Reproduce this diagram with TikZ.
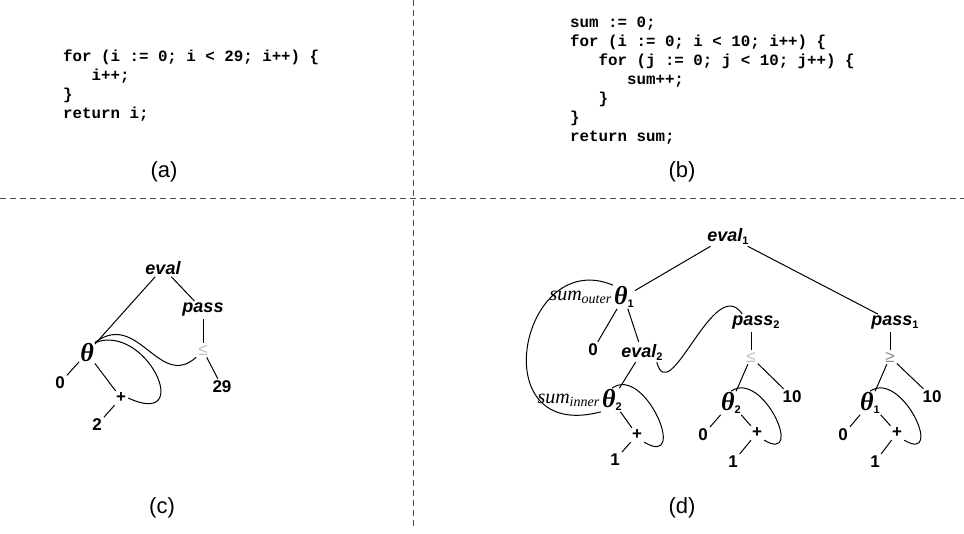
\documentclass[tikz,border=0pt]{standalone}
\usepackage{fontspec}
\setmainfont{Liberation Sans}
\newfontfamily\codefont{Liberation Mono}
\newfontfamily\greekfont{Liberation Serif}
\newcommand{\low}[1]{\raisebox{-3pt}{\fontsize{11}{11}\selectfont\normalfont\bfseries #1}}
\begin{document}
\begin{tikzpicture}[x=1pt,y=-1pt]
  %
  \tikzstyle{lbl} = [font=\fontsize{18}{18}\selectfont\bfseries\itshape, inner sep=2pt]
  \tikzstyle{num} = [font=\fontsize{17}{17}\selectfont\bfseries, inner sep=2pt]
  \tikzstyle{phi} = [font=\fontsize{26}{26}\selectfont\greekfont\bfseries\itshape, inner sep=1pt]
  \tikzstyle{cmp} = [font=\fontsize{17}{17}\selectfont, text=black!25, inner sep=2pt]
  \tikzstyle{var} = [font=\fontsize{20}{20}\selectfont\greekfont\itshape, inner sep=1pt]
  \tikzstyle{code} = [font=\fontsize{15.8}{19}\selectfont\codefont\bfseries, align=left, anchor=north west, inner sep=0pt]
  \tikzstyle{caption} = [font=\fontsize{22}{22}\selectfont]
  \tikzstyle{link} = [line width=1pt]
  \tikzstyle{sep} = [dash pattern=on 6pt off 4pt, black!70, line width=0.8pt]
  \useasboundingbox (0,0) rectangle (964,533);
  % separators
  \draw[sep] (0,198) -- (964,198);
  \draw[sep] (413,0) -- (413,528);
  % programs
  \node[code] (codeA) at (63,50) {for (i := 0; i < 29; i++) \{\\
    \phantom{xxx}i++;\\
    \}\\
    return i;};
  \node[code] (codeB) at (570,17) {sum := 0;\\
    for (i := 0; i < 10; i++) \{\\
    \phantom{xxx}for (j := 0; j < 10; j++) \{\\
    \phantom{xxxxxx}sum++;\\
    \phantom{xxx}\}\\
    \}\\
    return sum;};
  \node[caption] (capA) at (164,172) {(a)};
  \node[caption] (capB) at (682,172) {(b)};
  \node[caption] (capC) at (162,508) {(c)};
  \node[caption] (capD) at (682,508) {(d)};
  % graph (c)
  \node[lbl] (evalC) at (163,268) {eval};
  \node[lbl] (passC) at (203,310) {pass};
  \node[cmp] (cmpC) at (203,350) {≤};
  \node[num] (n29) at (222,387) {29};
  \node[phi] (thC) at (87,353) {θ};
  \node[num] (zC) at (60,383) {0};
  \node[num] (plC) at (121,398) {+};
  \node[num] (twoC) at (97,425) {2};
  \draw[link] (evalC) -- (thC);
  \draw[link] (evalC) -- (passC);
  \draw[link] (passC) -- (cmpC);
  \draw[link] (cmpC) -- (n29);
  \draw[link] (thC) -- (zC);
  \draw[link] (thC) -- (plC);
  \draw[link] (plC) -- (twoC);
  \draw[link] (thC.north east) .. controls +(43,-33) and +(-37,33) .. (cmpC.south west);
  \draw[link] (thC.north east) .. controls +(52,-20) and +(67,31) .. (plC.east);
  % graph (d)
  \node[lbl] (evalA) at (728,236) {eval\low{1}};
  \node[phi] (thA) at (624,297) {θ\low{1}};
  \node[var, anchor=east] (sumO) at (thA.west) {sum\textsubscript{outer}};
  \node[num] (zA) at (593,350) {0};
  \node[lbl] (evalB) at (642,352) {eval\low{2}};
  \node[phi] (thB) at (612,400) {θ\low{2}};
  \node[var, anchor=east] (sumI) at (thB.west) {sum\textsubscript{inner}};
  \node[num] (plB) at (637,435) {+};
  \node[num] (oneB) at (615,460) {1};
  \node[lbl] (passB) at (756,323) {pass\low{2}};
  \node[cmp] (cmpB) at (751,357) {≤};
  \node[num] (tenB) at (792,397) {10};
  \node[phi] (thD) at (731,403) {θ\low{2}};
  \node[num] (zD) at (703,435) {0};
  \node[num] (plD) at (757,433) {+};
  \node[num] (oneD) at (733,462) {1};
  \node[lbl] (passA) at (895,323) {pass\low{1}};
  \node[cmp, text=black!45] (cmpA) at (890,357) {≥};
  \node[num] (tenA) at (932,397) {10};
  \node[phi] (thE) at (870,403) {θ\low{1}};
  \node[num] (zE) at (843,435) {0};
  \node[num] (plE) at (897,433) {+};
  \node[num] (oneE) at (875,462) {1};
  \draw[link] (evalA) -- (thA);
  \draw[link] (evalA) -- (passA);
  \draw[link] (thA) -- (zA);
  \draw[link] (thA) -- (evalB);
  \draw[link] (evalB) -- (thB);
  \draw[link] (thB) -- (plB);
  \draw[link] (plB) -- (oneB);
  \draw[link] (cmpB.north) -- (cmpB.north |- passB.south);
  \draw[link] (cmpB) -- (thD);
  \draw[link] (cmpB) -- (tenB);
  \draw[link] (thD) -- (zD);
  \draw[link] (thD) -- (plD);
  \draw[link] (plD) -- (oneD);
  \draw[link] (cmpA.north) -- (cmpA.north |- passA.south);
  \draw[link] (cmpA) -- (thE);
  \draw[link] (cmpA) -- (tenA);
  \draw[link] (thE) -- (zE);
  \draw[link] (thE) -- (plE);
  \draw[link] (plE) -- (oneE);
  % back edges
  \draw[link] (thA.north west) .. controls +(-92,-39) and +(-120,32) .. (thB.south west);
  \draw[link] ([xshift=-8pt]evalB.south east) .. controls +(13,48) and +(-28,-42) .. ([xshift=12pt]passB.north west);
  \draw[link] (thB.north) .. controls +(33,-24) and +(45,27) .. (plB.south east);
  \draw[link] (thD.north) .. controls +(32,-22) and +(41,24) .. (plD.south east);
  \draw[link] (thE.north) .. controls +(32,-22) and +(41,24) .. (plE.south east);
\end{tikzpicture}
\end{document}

## What needs to be done
Without the pictures, print the whole listing exactly as given.

## Problem solution
Reproduce this diagram with TikZ.
\documentclass[tikz,border=0pt]{standalone}
\usepackage{fontspec}
\setmainfont{Liberation Sans}
\newfontfamily\codefont{Liberation Mono}
\newfontfamily\greekfont{Liberation Serif}
\newcommand{\low}[1]{\raisebox{-3pt}{\fontsize{11}{11}\selectfont\normalfont\bfseries #1}}
\begin{document}
\begin{tikzpicture}[x=1pt,y=-1pt]
  %
  \tikzstyle{lbl} = [font=\fontsize{18}{18}\selectfont\bfseries\itshape, inner sep=2pt]
  \tikzstyle{num} = [font=\fontsize{17}{17}\selectfont\bfseries, inner sep=2pt]
  \tikzstyle{phi} = [font=\fontsize{26}{26}\selectfont\greekfont\bfseries\itshape, inner sep=1pt]
  \tikzstyle{cmp} = [font=\fontsize{17}{17}\selectfont, text=black!25, inner sep=2pt]
  \tikzstyle{var} = [font=\fontsize{20}{20}\selectfont\greekfont\itshape, inner sep=1pt]
  \tikzstyle{code} = [font=\fontsize{15.8}{19}\selectfont\codefont\bfseries, align=left, anchor=north west, inner sep=0pt]
  \tikzstyle{caption} = [font=\fontsize{22}{22}\selectfont]
  \tikzstyle{link} = [line width=1pt]
  \tikzstyle{sep} = [dash pattern=on 6pt off 4pt, black!70, line width=0.8pt]
  \useasboundingbox (0,0) rectangle (964,533);
  % separators
  \draw[sep] (0,198) -- (964,198);
  \draw[sep] (413,0) -- (413,528);
  % programs
  \node[code] (codeA) at (63,50) {for (i := 0; i < 29; i++) \{\\
    \phantom{xxx}i++;\\
    \}\\
    return i;};
  \node[code] (codeB) at (570,17) {sum := 0;\\
    for (i := 0; i < 10; i++) \{\\
    \phantom{xxx}for (j := 0; j < 10; j++) \{\\
    \phantom{xxxxxx}sum++;\\
    \phantom{xxx}\}\\
    \}\\
    return sum;};
  \node[caption] (capA) at (164,172) {(a)};
  \node[caption] (capB) at (682,172) {(b)};
  \node[caption] (capC) at (162,508) {(c)};
  \node[caption] (capD) at (682,508) {(d)};
  % graph (c)
  \node[lbl] (evalC) at (163,268) {eval};
  \node[lbl] (passC) at (203,310) {pass};
  \node[cmp] (cmpC) at (203,350) {≤};
  \node[num] (n29) at (222,387) {29};
  \node[phi] (thC) at (87,353) {θ};
  \node[num] (zC) at (60,383) {0};
  \node[num] (plC) at (121,398) {+};
  \node[num] (twoC) at (97,425) {2};
  \draw[link] (evalC) -- (thC);
  \draw[link] (evalC) -- (passC);
  \draw[link] (passC) -- (cmpC);
  \draw[link] (cmpC) -- (n29);
  \draw[link] (thC) -- (zC);
  \draw[link] (thC) -- (plC);
  \draw[link] (plC) -- (twoC);
  \draw[link] (thC.north east) .. controls +(43,-33) and +(-37,33) .. (cmpC.south west);
  \draw[link] (thC.north east) .. controls +(52,-20) and +(67,31) .. (plC.east);
  % graph (d)
  \node[lbl] (evalA) at (728,236) {eval\low{1}};
  \node[phi] (thA) at (624,297) {θ\low{1}};
  \node[var, anchor=east] (sumO) at (thA.west) {sum\textsubscript{outer}};
  \node[num] (zA) at (593,350) {0};
  \node[lbl] (evalB) at (642,352) {eval\low{2}};
  \node[phi] (thB) at (612,400) {θ\low{2}};
  \node[var, anchor=east] (sumI) at (thB.west) {sum\textsubscript{inner}};
  \node[num] (plB) at (637,435) {+};
  \node[num] (oneB) at (615,460) {1};
  \node[lbl] (passB) at (756,323) {pass\low{2}};
  \node[cmp] (cmpB) at (751,357) {≤};
  \node[num] (tenB) at (792,397) {10};
  \node[phi] (thD) at (731,403) {θ\low{2}};
  \node[num] (zD) at (703,435) {0};
  \node[num] (plD) at (757,433) {+};
  \node[num] (oneD) at (733,462) {1};
  \node[lbl] (passA) at (895,323) {pass\low{1}};
  \node[cmp, text=black!45] (cmpA) at (890,357) {≥};
  \node[num] (tenA) at (932,397) {10};
  \node[phi] (thE) at (870,403) {θ\low{1}};
  \node[num] (zE) at (843,435) {0};
  \node[num] (plE) at (897,433) {+};
  \node[num] (oneE) at (875,462) {1};
  \draw[link] (evalA) -- (thA);
  \draw[link] (evalA) -- (passA);
  \draw[link] (thA) -- (zA);
  \draw[link] (thA) -- (evalB);
  \draw[link] (evalB) -- (thB);
  \draw[link] (thB) -- (plB);
  \draw[link] (plB) -- (oneB);
  \draw[link] (cmpB.north) -- (cmpB.north |- passB.south);
  \draw[link] (cmpB) -- (thD);
  \draw[link] (cmpB) -- (tenB);
  \draw[link] (thD) -- (zD);
  \draw[link] (thD) -- (plD);
  \draw[link] (plD) -- (oneD);
  \draw[link] (cmpA.north) -- (cmpA.north |- passA.south);
  \draw[link] (cmpA) -- (thE);
  \draw[link] (cmpA) -- (tenA);
  \draw[link] (thE) -- (zE);
  \draw[link] (thE) -- (plE);
  \draw[link] (plE) -- (oneE);
  % back edges
  \draw[link] (thA.north west) .. controls +(-92,-39) and +(-120,32) .. (thB.south west);
  \draw[link] ([xshift=-8pt]evalB.south east) .. controls +(13,48) and +(-28,-42) .. ([xshift=12pt]passB.north west);
  \draw[link] (thB.north) .. controls +(33,-24) and +(45,27) .. (plB.south east);
  \draw[link] (thD.north) .. controls +(32,-22) and +(41,24) .. (plD.south east);
  \draw[link] (thE.north) .. controls +(32,-22) and +(41,24) .. (plE.south east);
\end{tikzpicture}
\end{document}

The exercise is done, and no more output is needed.